Oh, and I'm only 31. I guess I like change a lot, even if it does cause me undue stress.
I was reading posts from the Unschooling Voices once-a-month blog post compendium, and came across this post, titled How Did We Get Here:
It compelled me to slam hard on the brakes, step out of the car, slam my head several times on the nearest guardrail, and ask, "Now where in the h*ll did I think I was going?"
I had to go. Something had turned on inside of me. Some place deep inside had gotten a taste and I craved more. I had always lived in my head, often analyzing and weighing and considering things far beyond what was necessary, to the point of obsession on certain occasions, but for once I felt I'd gotten an answer to a longing. A longing I knew I had, but didn't understand.
That's exactly what happened to me too. It took a while to realize, and for a year my husband was actually the stay-at-home guy, while I was pregnant with our second. But I realized that the crazy life of a two-income family was just too rushed, too crazy, too full of fast food and quick moments and no time to savor anything, or cook, or learn who my kids are.
I never pictured myself as a stay at home mom. But now I love it. I love being the boss of the house. I love baking bread and freezing crockpot dinners. I love being there when my kids learn things, and being the person they spend time with. I love not having to wonder if my kids are okay, or what their teachers might be teaching them. I know, because I'm her. I don't need to help them decompress after a long day away. We enjoy our house. We're exploring our neighborhood. We're not stressed out all the time. We have time to see the doctor and get our problems treated!
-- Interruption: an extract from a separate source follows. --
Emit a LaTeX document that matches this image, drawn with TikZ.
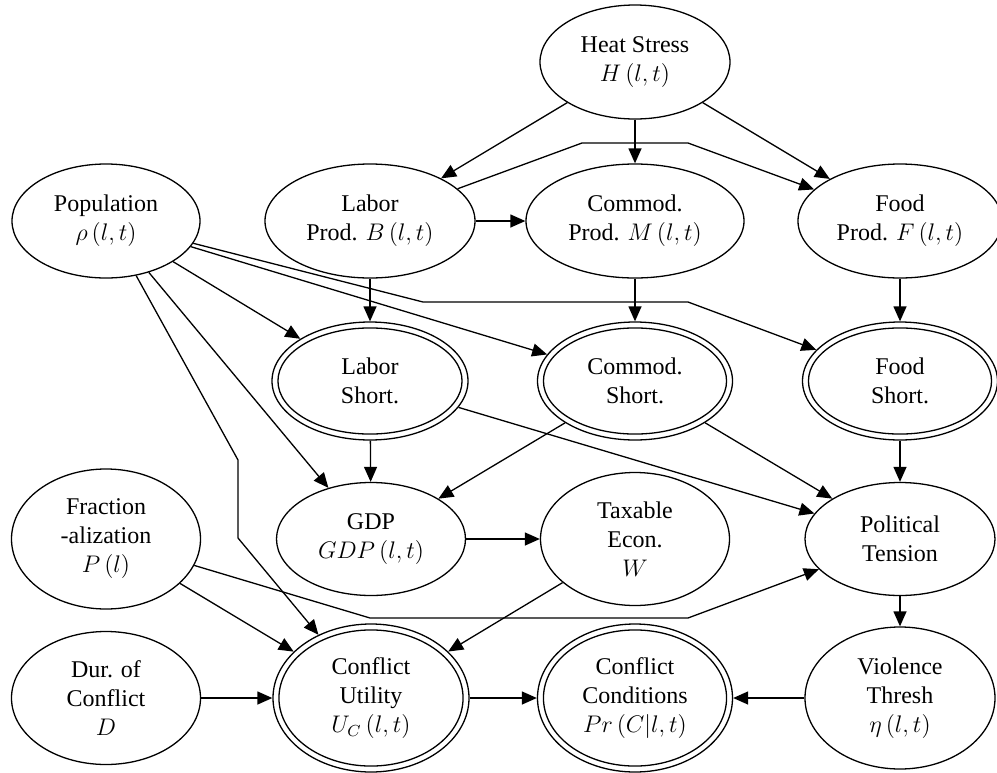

I just hope that we'll be able to pull through and keep it this way. It's expensive out here, and we chose the house we rent based on the school district, not based on affordability for a one income family! But it is a walk from the library, the grandparents and two parks. I hope we can find a way to stay nearby.
We've already met several wonderful homeschooling groups, and I've started to find my niche with our homeschooling philosophy.... but like everything, I know that my son is, in some ways, my opposte, so the ideas I have might not work for him and I'm ready to be flexible. Free inquiry. Reason. At home. It's going to be an amazing journey!